### PROVIDED RECORDS ###

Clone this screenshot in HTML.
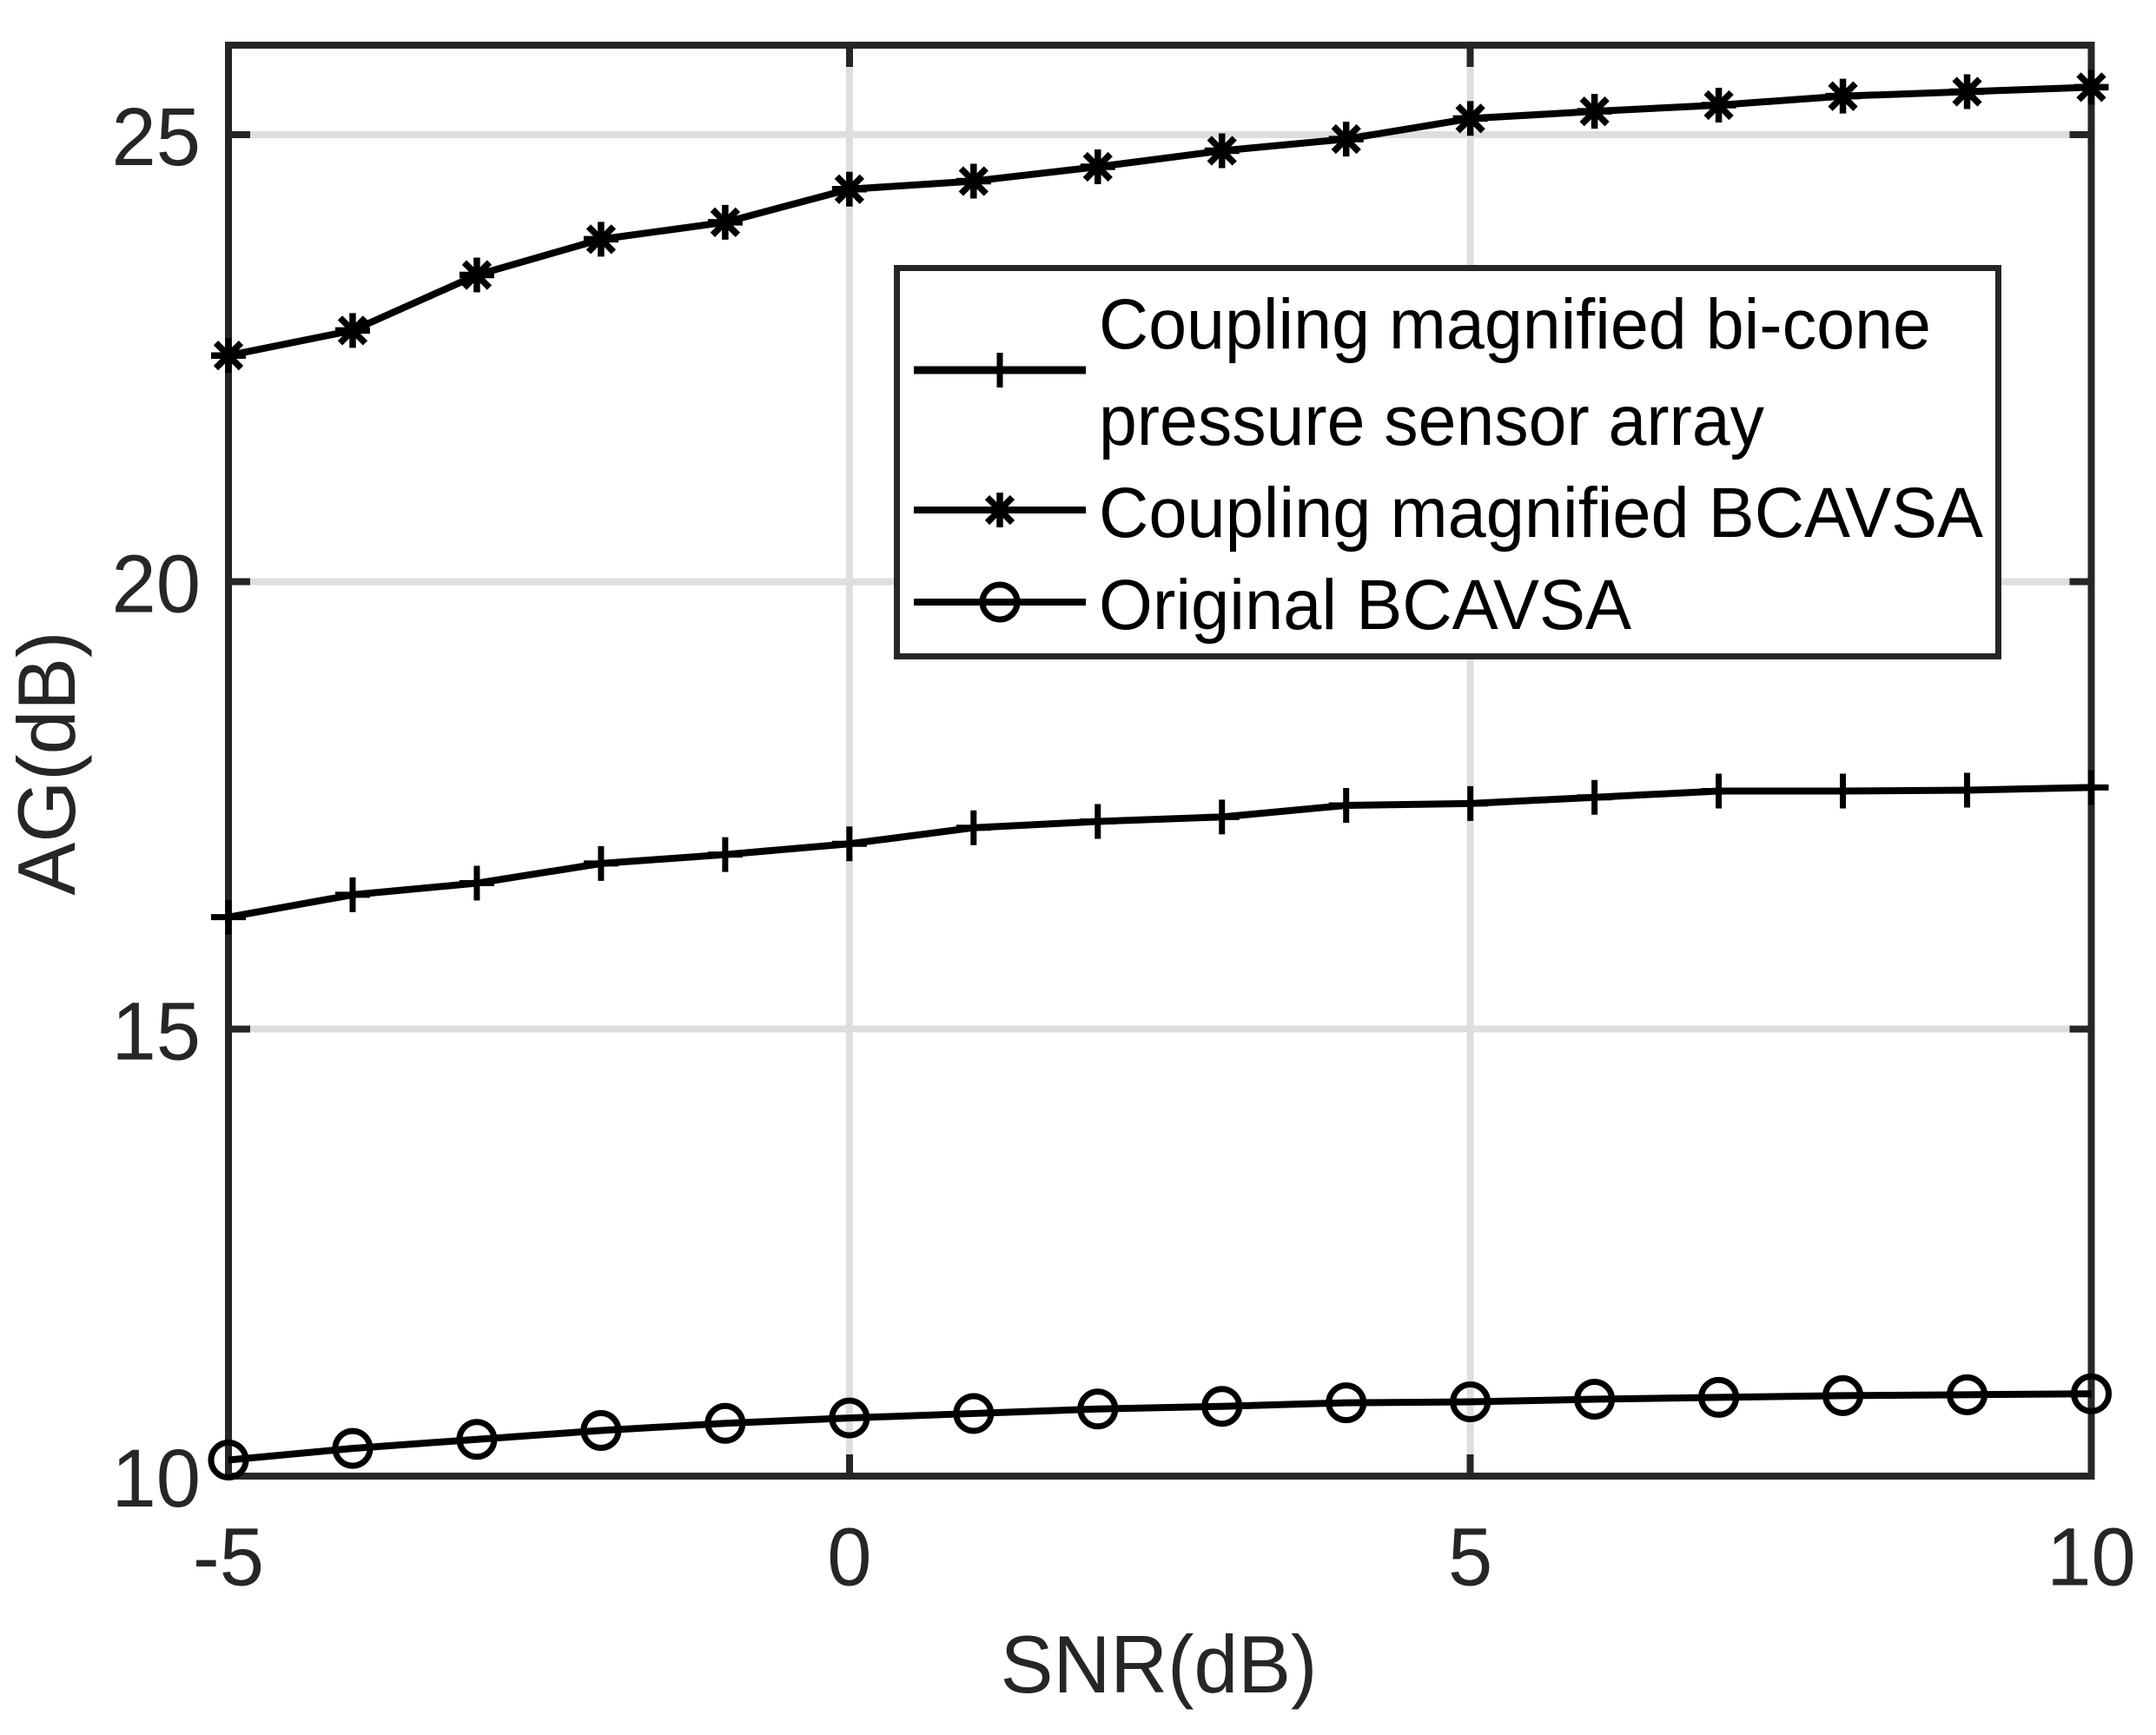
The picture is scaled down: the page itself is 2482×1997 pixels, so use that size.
<!DOCTYPE html>
<html lang="en">
<head>
<meta charset="utf-8">
<title>AG versus SNR</title>
<style>
html,body{margin:0;padding:0;background:#fff;width:2482px;height:1997px;overflow:hidden}
svg{display:block}
text{font-family:"Liberation Sans",Arial,sans-serif}
</style>
</head>
<body>
<svg id="chart" xmlns="http://www.w3.org/2000/svg" width="2482" height="1997" viewBox="0 0 2482 1997">
  <rect x="0" y="0" width="2482" height="1997" fill="#ffffff"/>
  <g id="grid"></g>
  <g id="ticks" shape-rendering="crispEdges"></g>
  <rect x="263" y="52" width="2144.5" height="1647" fill="none" stroke="#262626" stroke-width="8" shape-rendering="crispEdges"/>
  <g id="tick-labels"></g>
  <text transform="translate(1334 1948) scale(0.97 1)" font-size="94" fill="#262626" text-anchor="middle">SNR(dB)</text>
  <text transform="translate(86 878.5) rotate(-90) scale(0.97 1)" font-size="94" fill="#262626" text-anchor="middle">AG(dB)</text>
  <g id="series"></g>
  <g id="legend">
    <rect x="1032.5" y="308.5" width="1268" height="447" fill="#ffffff" stroke="#262626" stroke-width="7" shape-rendering="crispEdges"/>
    <text x="1265" y="401" font-size="82" fill="#000" textLength="958" lengthAdjust="spacingAndGlyphs">Coupling magnified bi-cone</text>
    <text x="1265" y="512" font-size="82" fill="#000" textLength="766" lengthAdjust="spacingAndGlyphs">pressure sensor array</text>
    <text x="1265" y="618" font-size="82" fill="#000" textLength="1018" lengthAdjust="spacingAndGlyphs">Coupling magnified BCAVSA</text>
    <text x="1265" y="724" font-size="82" fill="#000" textLength="613" lengthAdjust="spacingAndGlyphs">Original BCAVSA</text>
    <g id="legend-keys"></g>
  </g>
</svg>
<script>
var snr = [-5,-4,-3,-2,-1,0,1,2,3,4,5,6,7,8,9,10];
var biconeArray = [16.25,16.50,16.63,16.85,16.95,17.07,17.25,17.32,17.37,17.50,17.52,17.59,17.66,17.66,17.67,17.70];
var magnifiedBcavsa = [22.53,22.81,23.43,23.83,24.02,24.39,24.48,24.64,24.82,24.95,25.18,25.26,25.33,25.43,25.48,25.53];
var originalBcavsa = [10.18,10.31,10.41,10.51,10.59,10.65,10.70,10.75,10.78,10.82,10.83,10.86,10.88,10.90,10.91,10.92];
var xTicks = [-5,0,5,10];
var yTicks = [10,15,20,25];
var xDomain = [-5,10];
var yDomain = [10,26];

var NS = 'http://www.w3.org/2000/svg';
var LEFT = 263, RIGHT = 2407.5, TOP = 52, BOTTOM = 1699;
var TICK_LEN = 25, INK = '#262626', GRID = '#dedede';

function xScale(v){ return LEFT + (v - xDomain[0]) / (xDomain[1] - xDomain[0]) * (RIGHT - LEFT); }
function yScale(v){ return BOTTOM - (v - yDomain[0]) / (yDomain[1] - yDomain[0]) * (BOTTOM - TOP); }

function make(tag, parent, attrs){
  var el = document.createElementNS(NS, tag);
  for (var k in attrs) { el.setAttribute(k, attrs[k]); }
  parent.appendChild(el);
  return el;
}
function segment(parent, x1, y1, x2, y2, color, width){
  return make('line', parent, {x1:x1, y1:y1, x2:x2, y2:y2, stroke:color, 'stroke-width':width, 'stroke-linecap':'butt'});
}

var gridG = document.getElementById('grid');
var ticksG = document.getElementById('ticks');
var labelsG = document.getElementById('tick-labels');
var seriesG = document.getElementById('series');
var keysG = document.getElementById('legend-keys');

xTicks.forEach(function(t){
  var x = xScale(t);
  if (t !== xDomain[0] && t !== xDomain[1]) {
    var g = segment(gridG, x, TOP, x, BOTTOM, GRID, 8);
    
    
    var t1 = segment(ticksG, x, TOP, x, TOP + TICK_LEN, INK, 8);
    
    
    var t2 = segment(ticksG, x, BOTTOM, x, BOTTOM - TICK_LEN, INK, 8);
    
    
  }
  var lab = make('text', labelsG, {transform:'translate(' + x + ' 1824.5) scale(0.97 1)', 'font-size':95, fill:INK, 'text-anchor':'middle'});
  lab.textContent = String(t);
  
  
});

yTicks.forEach(function(t){
  var y = yScale(t);
  if (t !== yDomain[0]) {
    var g = segment(gridG, LEFT, y, RIGHT, y, GRID, 8);
    
    
    var t1 = segment(ticksG, LEFT, y, LEFT + TICK_LEN, y, INK, 8);
    
    
    var t2 = segment(ticksG, RIGHT, y, RIGHT - TICK_LEN, y, INK, 8);
    
    
  }
  var lab = make('text', labelsG, {transform:'translate(231 ' + (y + 35) + ') scale(0.97 1)', 'font-size':95, fill:INK, 'text-anchor':'end'});
  lab.textContent = String(t);
  
  
});

function drawPlus(parent, x, y){
  var g = make('g', parent, {});
  segment(g, x - 20, y, x + 20, y, '#000', 7);
  segment(g, x, y - 20, x, y + 20, '#000', 7);
  return g;
}
function drawStar(parent, x, y){
  var g = make('g', parent, {});
  var d = 14.5;
  segment(g, x - 20, y, x + 20, y, '#000', 7.5);
  segment(g, x, y - 20, x, y + 20, '#000', 7.5);
  segment(g, x - d, y - d, x + d, y + d, '#000', 7.5);
  segment(g, x - d, y + d, x + d, y - d, '#000', 7.5);
  return g;
}
function drawCircle(parent, x, y){
  return make('circle', parent, {cx:x, cy:y, r:20, fill:'none', stroke:'#000', 'stroke-width':7});
}

function drawSeries(values, marker, name){
  var g = make('g', seriesG, {});
  
  
  var pts = values.map(function(v, i){ return xScale(snr[i]).toFixed(2) + ',' + yScale(v).toFixed(2); }).join(' ');
  var line = make('polyline', g, {points:pts, fill:'none', stroke:'#000', 'stroke-width':8, 'stroke-linejoin':'round'});
  
  
  values.forEach(function(v, i){
    var m = marker(g, xScale(snr[i]), yScale(v));
    
    
  });
}

drawSeries(biconeArray, drawPlus, 'series-bicone-array');
drawSeries(magnifiedBcavsa, drawStar, 'series-magnified-bcavsa');
drawSeries(originalBcavsa, drawCircle, 'series-original-bcavsa');

function legendKey(y, width, marker, name){
  var g = make('g', keysG, {});
  
  
  segment(g, 1052, y, 1250, y, '#000', width);
  marker(g, 1151, y);
}
legendKey(426, 9, drawPlus, 'legend-key-bicone-array');
legendKey(587, 8, drawStar, 'legend-key-magnified-bcavsa');
legendKey(693, 8, drawCircle, 'legend-key-original-bcavsa');
</script>
</body>
</html>
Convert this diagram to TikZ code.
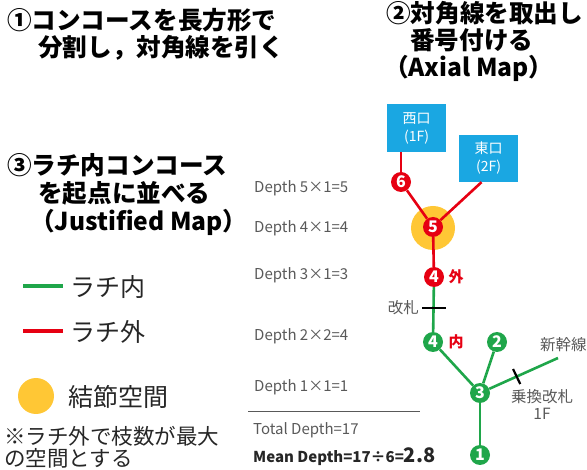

###

*PROBLEM DESCRIPTION*: Can you retype every record above exactly, leaving out the pictures?

*TASK RESPONSE*:
Clone this screenshot in HTML.
The picture is scaled down: the page itself is 2482×1997 pixels, so use that size.
<!DOCTYPE html>
<html lang="en">
<head>
<meta charset="utf-8">
<title>AG versus SNR</title>
<style>
html,body{margin:0;padding:0;background:#fff;width:2482px;height:1997px;overflow:hidden}
svg{display:block}
text{font-family:"Liberation Sans",Arial,sans-serif}
</style>
</head>
<body>
<svg id="chart" xmlns="http://www.w3.org/2000/svg" width="2482" height="1997" viewBox="0 0 2482 1997">
  <rect x="0" y="0" width="2482" height="1997" fill="#ffffff"/>
  <g id="grid"></g>
  <g id="ticks" shape-rendering="crispEdges"></g>
  <rect x="263" y="52" width="2144.5" height="1647" fill="none" stroke="#262626" stroke-width="8" shape-rendering="crispEdges"/>
  <g id="tick-labels"></g>
  <text transform="translate(1334 1948) scale(0.97 1)" font-size="94" fill="#262626" text-anchor="middle">SNR(dB)</text>
  <text transform="translate(86 878.5) rotate(-90) scale(0.97 1)" font-size="94" fill="#262626" text-anchor="middle">AG(dB)</text>
  <g id="series"></g>
  <g id="legend">
    <rect x="1032.5" y="308.5" width="1268" height="447" fill="#ffffff" stroke="#262626" stroke-width="7" shape-rendering="crispEdges"/>
    <text x="1265" y="401" font-size="82" fill="#000" textLength="958" lengthAdjust="spacingAndGlyphs">Coupling magnified bi-cone</text>
    <text x="1265" y="512" font-size="82" fill="#000" textLength="766" lengthAdjust="spacingAndGlyphs">pressure sensor array</text>
    <text x="1265" y="618" font-size="82" fill="#000" textLength="1018" lengthAdjust="spacingAndGlyphs">Coupling magnified BCAVSA</text>
    <text x="1265" y="724" font-size="82" fill="#000" textLength="613" lengthAdjust="spacingAndGlyphs">Original BCAVSA</text>
    <g id="legend-keys"></g>
  </g>
</svg>
<script>
var snr = [-5,-4,-3,-2,-1,0,1,2,3,4,5,6,7,8,9,10];
var biconeArray = [16.25,16.50,16.63,16.85,16.95,17.07,17.25,17.32,17.37,17.50,17.52,17.59,17.66,17.66,17.67,17.70];
var magnifiedBcavsa = [22.53,22.81,23.43,23.83,24.02,24.39,24.48,24.64,24.82,24.95,25.18,25.26,25.33,25.43,25.48,25.53];
var originalBcavsa = [10.18,10.31,10.41,10.51,10.59,10.65,10.70,10.75,10.78,10.82,10.83,10.86,10.88,10.90,10.91,10.92];
var xTicks = [-5,0,5,10];
var yTicks = [10,15,20,25];
var xDomain = [-5,10];
var yDomain = [10,26];

var NS = 'http://www.w3.org/2000/svg';
var LEFT = 263, RIGHT = 2407.5, TOP = 52, BOTTOM = 1699;
var TICK_LEN = 25, INK = '#262626', GRID = '#dedede';

function xScale(v){ return LEFT + (v - xDomain[0]) / (xDomain[1] - xDomain[0]) * (RIGHT - LEFT); }
function yScale(v){ return BOTTOM - (v - yDomain[0]) / (yDomain[1] - yDomain[0]) * (BOTTOM - TOP); }

function make(tag, parent, attrs){
  var el = document.createElementNS(NS, tag);
  for (var k in attrs) { el.setAttribute(k, attrs[k]); }
  parent.appendChild(el);
  return el;
}
function segment(parent, x1, y1, x2, y2, color, width){
  return make('line', parent, {x1:x1, y1:y1, x2:x2, y2:y2, stroke:color, 'stroke-width':width, 'stroke-linecap':'butt'});
}

var gridG = document.getElementById('grid');
var ticksG = document.getElementById('ticks');
var labelsG = document.getElementById('tick-labels');
var seriesG = document.getElementById('series');
var keysG = document.getElementById('legend-keys');

xTicks.forEach(function(t){
  var x = xScale(t);
  if (t !== xDomain[0] && t !== xDomain[1]) {
    var g = segment(gridG, x, TOP, x, BOTTOM, GRID, 8);
    
    
    var t1 = segment(ticksG, x, TOP, x, TOP + TICK_LEN, INK, 8);
    
    
    var t2 = segment(ticksG, x, BOTTOM, x, BOTTOM - TICK_LEN, INK, 8);
    
    
  }
  var lab = make('text', labelsG, {transform:'translate(' + x + ' 1824.5) scale(0.97 1)', 'font-size':95, fill:INK, 'text-anchor':'middle'});
  lab.textContent = String(t);
  
  
});

yTicks.forEach(function(t){
  var y = yScale(t);
  if (t !== yDomain[0]) {
    var g = segment(gridG, LEFT, y, RIGHT, y, GRID, 8);
    
    
    var t1 = segment(ticksG, LEFT, y, LEFT + TICK_LEN, y, INK, 8);
    
    
    var t2 = segment(ticksG, RIGHT, y, RIGHT - TICK_LEN, y, INK, 8);
    
    
  }
  var lab = make('text', labelsG, {transform:'translate(231 ' + (y + 35) + ') scale(0.97 1)', 'font-size':95, fill:INK, 'text-anchor':'end'});
  lab.textContent = String(t);
  
  
});

function drawPlus(parent, x, y){
  var g = make('g', parent, {});
  segment(g, x - 20, y, x + 20, y, '#000', 7);
  segment(g, x, y - 20, x, y + 20, '#000', 7);
  return g;
}
function drawStar(parent, x, y){
  var g = make('g', parent, {});
  var d = 14.5;
  segment(g, x - 20, y, x + 20, y, '#000', 7.5);
  segment(g, x, y - 20, x, y + 20, '#000', 7.5);
  segment(g, x - d, y - d, x + d, y + d, '#000', 7.5);
  segment(g, x - d, y + d, x + d, y - d, '#000', 7.5);
  return g;
}
function drawCircle(parent, x, y){
  return make('circle', parent, {cx:x, cy:y, r:20, fill:'none', stroke:'#000', 'stroke-width':7});
}

function drawSeries(values, marker, name){
  var g = make('g', seriesG, {});
  
  
  var pts = values.map(function(v, i){ return xScale(snr[i]).toFixed(2) + ',' + yScale(v).toFixed(2); }).join(' ');
  var line = make('polyline', g, {points:pts, fill:'none', stroke:'#000', 'stroke-width':8, 'stroke-linejoin':'round'});
  
  
  values.forEach(function(v, i){
    var m = marker(g, xScale(snr[i]), yScale(v));
    
    
  });
}

drawSeries(biconeArray, drawPlus, 'series-bicone-array');
drawSeries(magnifiedBcavsa, drawStar, 'series-magnified-bcavsa');
drawSeries(originalBcavsa, drawCircle, 'series-original-bcavsa');

function legendKey(y, width, marker, name){
  var g = make('g', keysG, {});
  
  
  segment(g, 1052, y, 1250, y, '#000', width);
  marker(g, 1151, y);
}
legendKey(426, 9, drawPlus, 'legend-key-bicone-array');
legendKey(587, 8, drawStar, 'legend-key-magnified-bcavsa');
legendKey(693, 8, drawCircle, 'legend-key-original-bcavsa');
</script>
</body>
</html>
Convert this diagram to TikZ code.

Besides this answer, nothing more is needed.